Leave out all pictures. Return exactly the lines from the top of the material through the line containing "s.set_linewidth(1.1)".

***** Records for the task *****

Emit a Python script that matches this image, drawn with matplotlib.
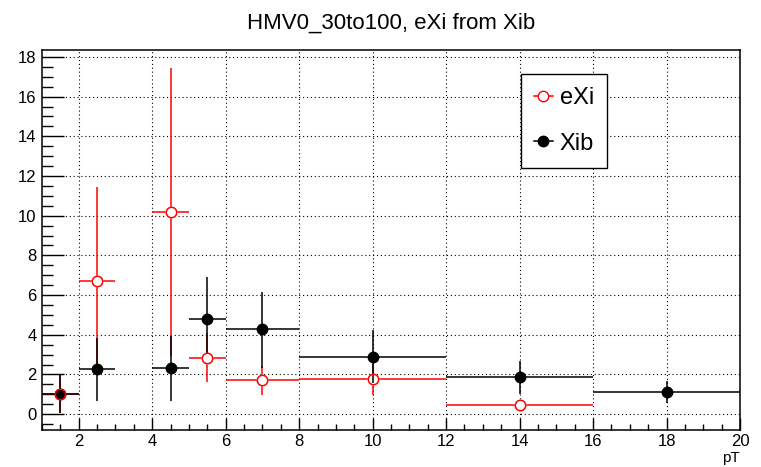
import numpy as np
from matplotlib import pyplot as plt
from matplotlib.lines import Line2D
from matplotlib.ticker import MultipleLocator

plt.rcParams['font.family'] = ['Liberation Sans', 'DejaVu Sans']

# bins (center, half width)
EXI_X = [1.5, 2.5, 4.5, 5.5, 7.0, 10.0, 14.0]
EXI_XERR = [0.5, 0.5, 0.5, 0.5, 1.0, 2.0, 2.0]
EXI_Y = [1.0, 6.7, 10.2, 2.85, 1.7, 1.75, 0.45]
EXI_YERR = [0.95, 4.75, 7.25, 1.22, 0.75, 0.8, 0.08]

XIB_X = [1.5, 2.5, 4.5, 5.5, 7.0, 10.0, 14.0, 18.0]
XIB_XERR = [0.5, 0.5, 0.5, 0.5, 1.0, 2.0, 2.0, 2.0]
XIB_Y = [1.0, 2.25, 2.3, 4.8, 4.3, 2.9, 1.85, 1.1]
XIB_YERR_LO = [0.95, 1.6, 1.65, 1.7, 2.0, 1.35, 0.85, 0.55]
XIB_YERR_HI = [0.95, 1.6, 1.65, 2.1, 1.85, 1.35, 0.85, 0.55]

RED = '#ff0000'


def main():
    fig = plt.figure(figsize=(7.61, 4.67), dpi=100)
    ax = fig.add_axes([42 / 761, 1 - 430 / 467, 698 / 761, 380 / 467])

    # red error lines, then white filled markers (gap around marker)
    ax.errorbar(EXI_X, EXI_Y, xerr=EXI_XERR, yerr=EXI_YERR, fmt='none',
                ecolor=RED, elinewidth=1.1, capsize=0, zorder=2)
    ax.plot(EXI_X, EXI_Y, 'o', ms=7.5, mfc='white', mec='white', zorder=2.5)

    ax.errorbar(XIB_X, XIB_Y, xerr=XIB_XERR, yerr=[XIB_YERR_LO, XIB_YERR_HI],
                fmt='o', color='black', ms=7.5, elinewidth=1.1, capsize=0, zorder=3)

    ax.plot(EXI_X, EXI_Y, 'o', ms=7.5, mfc='none', mec=RED, mew=1.1, zorder=4)

    ax.set_xlim(1, 20)
    ax.set_ylim(-0.8, 18.35)
    ax.xaxis.set_major_locator(MultipleLocator(2))
    ax.xaxis.set_minor_locator(MultipleLocator(0.5))
    ax.yaxis.set_major_locator(MultipleLocator(2))
    ax.yaxis.set_minor_locator(MultipleLocator(0.5))
    ax.tick_params(which='both', direction='in', labelsize=12, width=1.0)
    ax.tick_params(axis='y', which='major', length=16)
    ax.tick_params(axis='y', which='minor', length=8)
    ax.tick_params(axis='x', which='major', length=9)
    ax.tick_params(axis='x', which='minor', length=4.5)
    ax.tick_params(axis='x', pad=3)
    ax.tick_params(axis='y', pad=4)
    ax.grid(True, which='major', color='black', linestyle=(0, (1, 2.5)), linewidth=0.8)
    for s in ax.spines.values():
        s.set_linewidth(1.1)

    ax.set_title('HMV0_30to100, eXi from Xib', fontsize=16, pad=15)
    ax.text(1.0, -0.074, 'pT', transform=ax.transAxes, ha='right', va='center', fontsize=11)

    handles = [Line2D([], [], color=RED, marker='o', mfc='white', mec=RED, ms=7.5, lw=1.1),
               Line2D([], [], color='black', marker='o', ms=7.5, lw=1.1)]
    leg = ax.legend(handles, ['eXi', 'Xib'], loc='upper left', bbox_to_anchor=(0.686, 0.937),
                    borderaxespad=0, fontsize=17, handlelength=0.8, handletextpad=0.3,
                    labelspacing=1.0, borderpad=0.55, fancybox=False, framealpha=1,
                    edgecolor='black')
    leg.get_frame().set_linewidth(1.0)

    fig.savefig('out.png', dpi=100, facecolor='white')


if __name__ == '__main__':
    main()
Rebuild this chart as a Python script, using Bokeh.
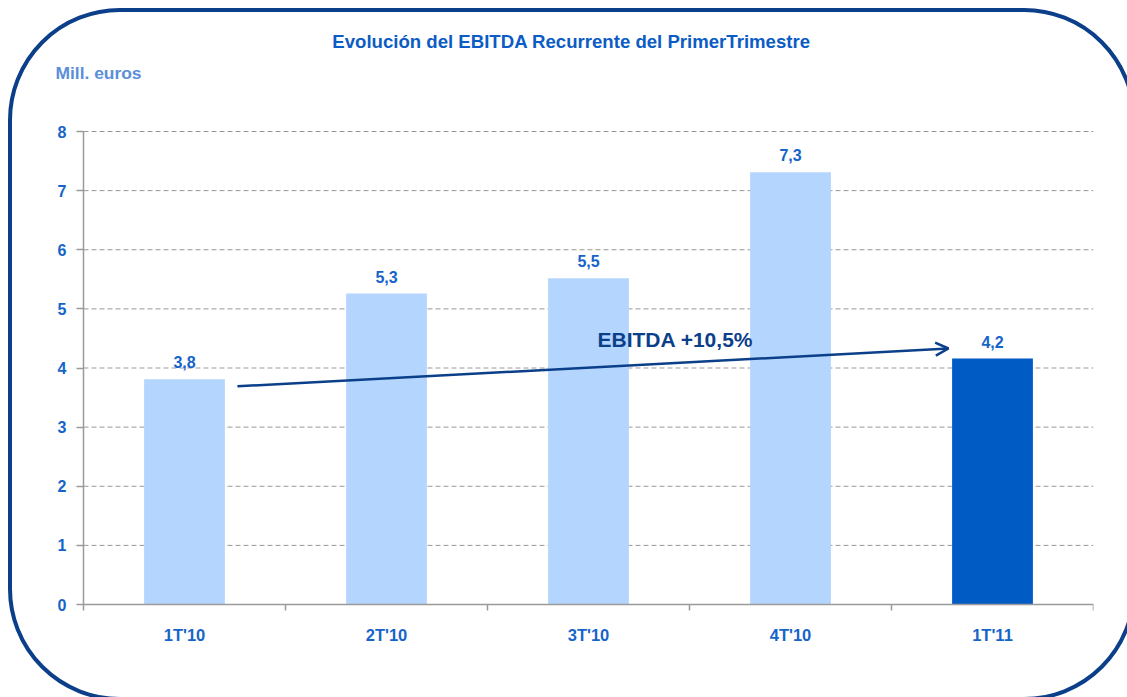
from bokeh.plotting import figure
from bokeh.models import (Range1d, FixedTicker, Label, Arrow, OpenHead,
                          ColumnDataSource, InlineStyleSheet)
from bokeh.core.properties import value
from bokeh.embed import file_html
from bokeh.resources import INLINE

# ---- data ----
categories = ["1T'10", "2T'10", "3T'10", "4T'10", "1T'11"]
ebitda = [3.81, 5.26, 5.52, 7.31, 4.16]
highlight = [False, False, False, False, True]
y_ticks = [0, 1, 2, 3, 4, 5, 6, 7, 8]
title_text = "Evolución del EBITDA Recurrente del PrimerTrimestre"
unit_text = "Mill. euros"
growth_text = "EBITDA +10,5%"
arrow_from = (0.762, 3.69)
arrow_to = (4.282, 4.33)

# ---- style ----
FONT_NAME = "Liberation Sans"
FONT = value(FONT_NAME)
LIGHT = "#B4D6FE"
DARK = "#005BC5"
NAVY = "#0B3F8A"
TXT = "#1664C8"
TITLE_C = "#0B5CC4"
UNIT_C = "#5B8EDA"
GRAY = "#9A9A9A"

n = len(categories)
y_max = y_ticks[-1]
x_pos = [i + 0.5 for i in range(n)]
labels = [f"{v:.1f}".replace(".", ",") for v in ebitda]
colors = [DARK if h else LIGHT for h in highlight]
src = ColumnDataSource(dict(x=x_pos, top=ebitda, color=colors, label=labels))
grid_src = ColumnDataSource(dict(y=y_ticks[1:]))

border_css = """
:host { position: relative; overflow: visible; }
:host::after {
  content: "";
  position: absolute;
  left: 8px; top: 8px; width: 1128px; height: 693px;
  box-sizing: border-box;
  border: 4px solid #0B3F8A;
  border-radius: 112px;
  pointer-events: none;
  z-index: 10;
}
"""

# frame: canvas x 40..1093, y 0..641 ; data x=0 at canvas 83, y=0 at 604, y=8 at 131
PX_X = 202.0
PX_Y = 473 / 8
FRAME_W, FRAME_H = 1053, 641
x0 = -43 / PX_X
y_hi = y_max + 131 / PX_Y
y_lo = -(FRAME_H - 604) / PX_Y

p = figure(frame_width=FRAME_W, frame_height=FRAME_H, output_backend="svg",
           toolbar_location=None,
           x_range=Range1d(x0, n), y_range=Range1d(y_lo, y_hi),
           min_border_left=40, min_border_right=18, min_border_top=0,
           min_border_bottom=40,
           stylesheets=[InlineStyleSheet(css=border_css)])
p.outline_line_color = None
p.background_fill_color = "white"
p.border_fill_color = "white"
p.xgrid.visible = False
p.ygrid.visible = False

# dashed horizontal gridlines over the category span
p.segment(x0=0, x1=n, y0="y", y1="y", source=grid_src, line_color="#999999",
          line_dash="5 3", line_width=1)

xa = p.xaxis[0]
xa.fixed_location = 0
xa.bounds = (0, n)
xa.ticker = FixedTicker(ticks=x_pos, minor_ticks=list(range(n + 1)))
xa.major_label_overrides = {x: c for x, c in zip(x_pos, categories)}
xa.major_tick_line_color = None
xa.major_tick_out = 0
xa.major_tick_in = 0
xa.minor_tick_out = 6
xa.minor_tick_in = 0
xa.minor_tick_line_color = GRAY
xa.minor_tick_line_width = 1.5
xa.axis_line_color = GRAY
xa.axis_line_width = 1.5
xa.major_label_standoff = 15
xa.major_label_text_font = FONT_NAME
xa.major_label_text_font_style = "bold"
xa.major_label_text_font_size = "16.5px"
xa.major_label_text_color = TXT

ya = p.yaxis[0]
ya.fixed_location = 0
ya.bounds = (0, y_max)
ya.ticker = FixedTicker(ticks=y_ticks)
ya.minor_tick_line_color = None
ya.major_tick_out = 7
ya.major_tick_in = 0
ya.major_tick_line_color = GRAY
ya.major_tick_line_width = 1.5
ya.axis_line_color = GRAY
ya.axis_line_width = 1.5
ya.major_label_standoff = 10
ya.major_label_text_font = FONT_NAME
ya.major_label_text_font_style = "bold"
ya.major_label_text_font_size = "16px"
ya.major_label_text_color = TXT

p.vbar(x="x", top="top", bottom=0, width=0.4, fill_color="color",
       line_color=None, source=src)
p.text(x="x", y="top", text="label", source=src, text_align="center",
       text_baseline="middle", y_offset=-17, text_font=FONT,
       text_font_style="bold", text_font_size="16px", text_color=TXT)

p.add_layout(Arrow(end=OpenHead(size=13, line_color=NAVY, line_width=2.5),
                   x_start=arrow_from[0], y_start=arrow_from[1],
                   x_end=arrow_to[0], y_end=arrow_to[1],
                   line_color=NAVY, line_width=2.5))

p.add_layout(Label(x=2.93, y=4.48, text=growth_text, text_align="center",
                   text_baseline="middle", text_font=FONT_NAME, text_font_style="bold",
                   text_font_size="21px", text_color=NAVY))
p.add_layout(Label(x=2.416, y=9.522, text=title_text, text_align="center",
                   text_baseline="middle", text_font=FONT_NAME, text_font_style="bold",
                   text_font_size="18.6px", text_color=TITLE_C))
p.add_layout(Label(x=-0.1386, y=8.981, text=unit_text, text_align="left",
                   text_baseline="middle", text_font=FONT_NAME, text_font_style="bold",
                   text_font_size="17.4px", text_color=UNIT_C))

open("out.html", "w").write(file_html(p, INLINE))
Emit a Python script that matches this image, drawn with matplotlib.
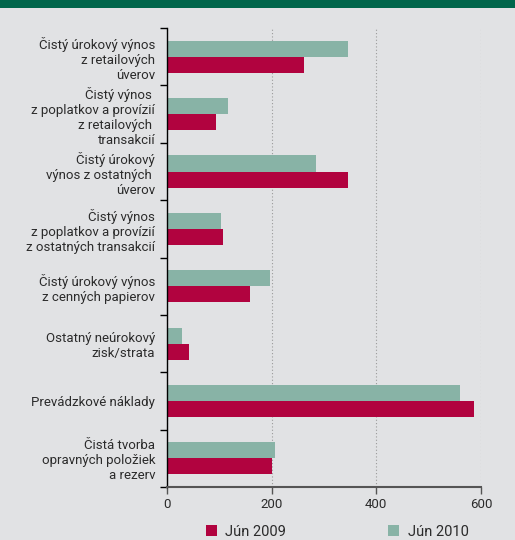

*****

▶ _Answer to this task_
Emit a Python script that matches this image, drawn with matplotlib.
import numpy as np
from matplotlib import pyplot as plt
from matplotlib.lines import Line2D
from matplotlib.ticker import MultipleLocator

plt.rcParams['font.family'] = ['Liberation Sans', 'DejaVu Sans']

# bins (center, half width)
EXI_X = [1.5, 2.5, 4.5, 5.5, 7.0, 10.0, 14.0]
EXI_XERR = [0.5, 0.5, 0.5, 0.5, 1.0, 2.0, 2.0]
EXI_Y = [1.0, 6.7, 10.2, 2.85, 1.7, 1.75, 0.45]
EXI_YERR = [0.95, 4.75, 7.25, 1.22, 0.75, 0.8, 0.08]

XIB_X = [1.5, 2.5, 4.5, 5.5, 7.0, 10.0, 14.0, 18.0]
XIB_XERR = [0.5, 0.5, 0.5, 0.5, 1.0, 2.0, 2.0, 2.0]
XIB_Y = [1.0, 2.25, 2.3, 4.8, 4.3, 2.9, 1.85, 1.1]
XIB_YERR_LO = [0.95, 1.6, 1.65, 1.7, 2.0, 1.35, 0.85, 0.55]
XIB_YERR_HI = [0.95, 1.6, 1.65, 2.1, 1.85, 1.35, 0.85, 0.55]

RED = '#ff0000'


def main():
    fig = plt.figure(figsize=(7.61, 4.67), dpi=100)
    ax = fig.add_axes([42 / 761, 1 - 430 / 467, 698 / 761, 380 / 467])

    # red error lines, then white filled markers (gap around marker)
    ax.errorbar(EXI_X, EXI_Y, xerr=EXI_XERR, yerr=EXI_YERR, fmt='none',
                ecolor=RED, elinewidth=1.1, capsize=0, zorder=2)
    ax.plot(EXI_X, EXI_Y, 'o', ms=7.5, mfc='white', mec='white', zorder=2.5)

    ax.errorbar(XIB_X, XIB_Y, xerr=XIB_XERR, yerr=[XIB_YERR_LO, XIB_YERR_HI],
                fmt='o', color='black', ms=7.5, elinewidth=1.1, capsize=0, zorder=3)

    ax.plot(EXI_X, EXI_Y, 'o', ms=7.5, mfc='none', mec=RED, mew=1.1, zorder=4)

    ax.set_xlim(1, 20)
    ax.set_ylim(-0.8, 18.35)
    ax.xaxis.set_major_locator(MultipleLocator(2))
    ax.xaxis.set_minor_locator(MultipleLocator(0.5))
    ax.yaxis.set_major_locator(MultipleLocator(2))
    ax.yaxis.set_minor_locator(MultipleLocator(0.5))
    ax.tick_params(which='both', direction='in', labelsize=12, width=1.0)
    ax.tick_params(axis='y', which='major', length=16)
    ax.tick_params(axis='y', which='minor', length=8)
    ax.tick_params(axis='x', which='major', length=9)
    ax.tick_params(axis='x', which='minor', length=4.5)
    ax.tick_params(axis='x', pad=3)
    ax.tick_params(axis='y', pad=4)
    ax.grid(True, which='major', color='black', linestyle=(0, (1, 2.5)), linewidth=0.8)
    for s in ax.spines.values():
        s.set_linewidth(1.1)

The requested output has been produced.